__Data section__

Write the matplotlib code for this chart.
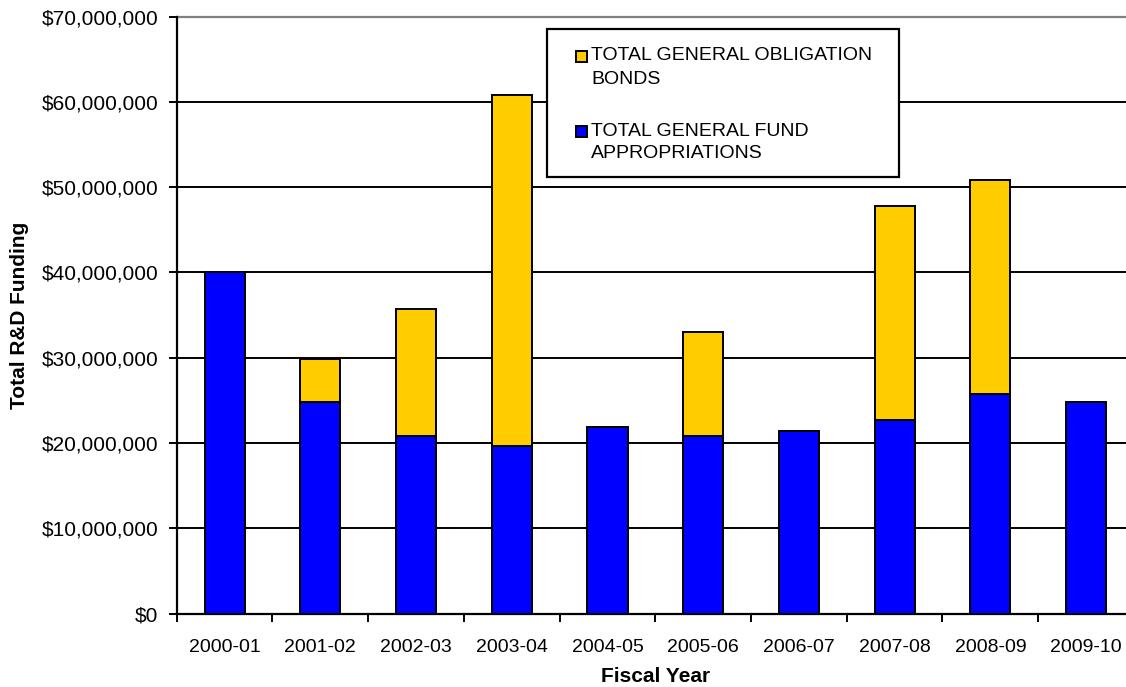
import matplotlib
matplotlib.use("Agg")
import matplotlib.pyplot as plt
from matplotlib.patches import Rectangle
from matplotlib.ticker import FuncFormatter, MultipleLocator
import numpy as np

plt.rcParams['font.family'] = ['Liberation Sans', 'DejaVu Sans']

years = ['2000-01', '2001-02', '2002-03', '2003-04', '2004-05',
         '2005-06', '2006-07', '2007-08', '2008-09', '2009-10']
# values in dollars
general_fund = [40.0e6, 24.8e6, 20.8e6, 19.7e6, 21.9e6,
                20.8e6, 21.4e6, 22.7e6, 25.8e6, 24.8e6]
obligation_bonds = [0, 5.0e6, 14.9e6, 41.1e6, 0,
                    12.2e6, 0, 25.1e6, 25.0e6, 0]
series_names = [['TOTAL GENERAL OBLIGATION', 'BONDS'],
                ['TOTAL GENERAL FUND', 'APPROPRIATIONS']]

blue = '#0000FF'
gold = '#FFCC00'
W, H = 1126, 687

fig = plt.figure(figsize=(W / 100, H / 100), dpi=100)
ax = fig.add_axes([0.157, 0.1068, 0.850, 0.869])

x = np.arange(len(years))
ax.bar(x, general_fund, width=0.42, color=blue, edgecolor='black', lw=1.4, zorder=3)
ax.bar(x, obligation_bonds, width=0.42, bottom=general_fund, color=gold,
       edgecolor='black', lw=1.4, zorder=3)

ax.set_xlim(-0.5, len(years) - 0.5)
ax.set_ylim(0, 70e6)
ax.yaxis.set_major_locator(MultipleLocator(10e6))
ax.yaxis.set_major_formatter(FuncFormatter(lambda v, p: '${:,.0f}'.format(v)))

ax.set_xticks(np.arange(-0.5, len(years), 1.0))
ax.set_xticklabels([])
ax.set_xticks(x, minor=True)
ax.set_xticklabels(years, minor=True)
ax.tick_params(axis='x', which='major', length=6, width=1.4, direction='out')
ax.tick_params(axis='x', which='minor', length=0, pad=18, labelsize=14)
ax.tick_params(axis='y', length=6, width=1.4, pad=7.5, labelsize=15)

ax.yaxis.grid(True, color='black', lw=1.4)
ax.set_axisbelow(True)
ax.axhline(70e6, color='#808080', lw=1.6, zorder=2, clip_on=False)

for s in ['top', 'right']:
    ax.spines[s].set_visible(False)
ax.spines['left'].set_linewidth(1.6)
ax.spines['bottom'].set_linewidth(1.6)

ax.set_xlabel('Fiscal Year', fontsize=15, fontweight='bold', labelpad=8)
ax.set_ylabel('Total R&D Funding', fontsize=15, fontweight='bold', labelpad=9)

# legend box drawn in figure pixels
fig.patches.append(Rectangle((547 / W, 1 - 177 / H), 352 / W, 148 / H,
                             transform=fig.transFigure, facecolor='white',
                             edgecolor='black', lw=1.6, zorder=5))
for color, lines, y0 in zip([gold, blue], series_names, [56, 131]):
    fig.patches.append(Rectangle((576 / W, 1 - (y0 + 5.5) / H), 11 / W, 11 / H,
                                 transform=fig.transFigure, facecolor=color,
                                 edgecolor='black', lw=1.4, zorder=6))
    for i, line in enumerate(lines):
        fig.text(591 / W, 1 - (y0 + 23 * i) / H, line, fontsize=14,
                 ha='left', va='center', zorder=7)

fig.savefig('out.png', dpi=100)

__Problem requirements__
Ignore the images and quote every line of the listing exactly.

__Solution for this task__
Write the matplotlib code for this chart.
import matplotlib
matplotlib.use("Agg")
import matplotlib.pyplot as plt
from matplotlib.patches import Rectangle
from matplotlib.ticker import FuncFormatter, MultipleLocator
import numpy as np

plt.rcParams['font.family'] = ['Liberation Sans', 'DejaVu Sans']

years = ['2000-01', '2001-02', '2002-03', '2003-04', '2004-05',
         '2005-06', '2006-07', '2007-08', '2008-09', '2009-10']
# values in dollars
general_fund = [40.0e6, 24.8e6, 20.8e6, 19.7e6, 21.9e6,
                20.8e6, 21.4e6, 22.7e6, 25.8e6, 24.8e6]
obligation_bonds = [0, 5.0e6, 14.9e6, 41.1e6, 0,
                    12.2e6, 0, 25.1e6, 25.0e6, 0]
series_names = [['TOTAL GENERAL OBLIGATION', 'BONDS'],
                ['TOTAL GENERAL FUND', 'APPROPRIATIONS']]

blue = '#0000FF'
gold = '#FFCC00'
W, H = 1126, 687

fig = plt.figure(figsize=(W / 100, H / 100), dpi=100)
ax = fig.add_axes([0.157, 0.1068, 0.850, 0.869])

x = np.arange(len(years))
ax.bar(x, general_fund, width=0.42, color=blue, edgecolor='black', lw=1.4, zorder=3)
ax.bar(x, obligation_bonds, width=0.42, bottom=general_fund, color=gold,
       edgecolor='black', lw=1.4, zorder=3)

ax.set_xlim(-0.5, len(years) - 0.5)
ax.set_ylim(0, 70e6)
ax.yaxis.set_major_locator(MultipleLocator(10e6))
ax.yaxis.set_major_formatter(FuncFormatter(lambda v, p: '${:,.0f}'.format(v)))

ax.set_xticks(np.arange(-0.5, len(years), 1.0))
ax.set_xticklabels([])
ax.set_xticks(x, minor=True)
ax.set_xticklabels(years, minor=True)
ax.tick_params(axis='x', which='major', length=6, width=1.4, direction='out')
ax.tick_params(axis='x', which='minor', length=0, pad=18, labelsize=14)
ax.tick_params(axis='y', length=6, width=1.4, pad=7.5, labelsize=15)

ax.yaxis.grid(True, color='black', lw=1.4)
ax.set_axisbelow(True)
ax.axhline(70e6, color='#808080', lw=1.6, zorder=2, clip_on=False)

for s in ['top', 'right']:
    ax.spines[s].set_visible(False)
ax.spines['left'].set_linewidth(1.6)
ax.spines['bottom'].set_linewidth(1.6)

ax.set_xlabel('Fiscal Year', fontsize=15, fontweight='bold', labelpad=8)
ax.set_ylabel('Total R&D Funding', fontsize=15, fontweight='bold', labelpad=9)

# legend box drawn in figure pixels
fig.patches.append(Rectangle((547 / W, 1 - 177 / H), 352 / W, 148 / H,
                             transform=fig.transFigure, facecolor='white',
                             edgecolor='black', lw=1.6, zorder=5))
for color, lines, y0 in zip([gold, blue], series_names, [56, 131]):
    fig.patches.append(Rectangle((576 / W, 1 - (y0 + 5.5) / H), 11 / W, 11 / H,
                                 transform=fig.transFigure, facecolor=color,
                                 edgecolor='black', lw=1.4, zorder=6))
    for i, line in enumerate(lines):
        fig.text(591 / W, 1 - (y0 + 23 * i) / H, line, fontsize=14,
                 ha='left', va='center', zorder=7)

fig.savefig('out.png', dpi=100)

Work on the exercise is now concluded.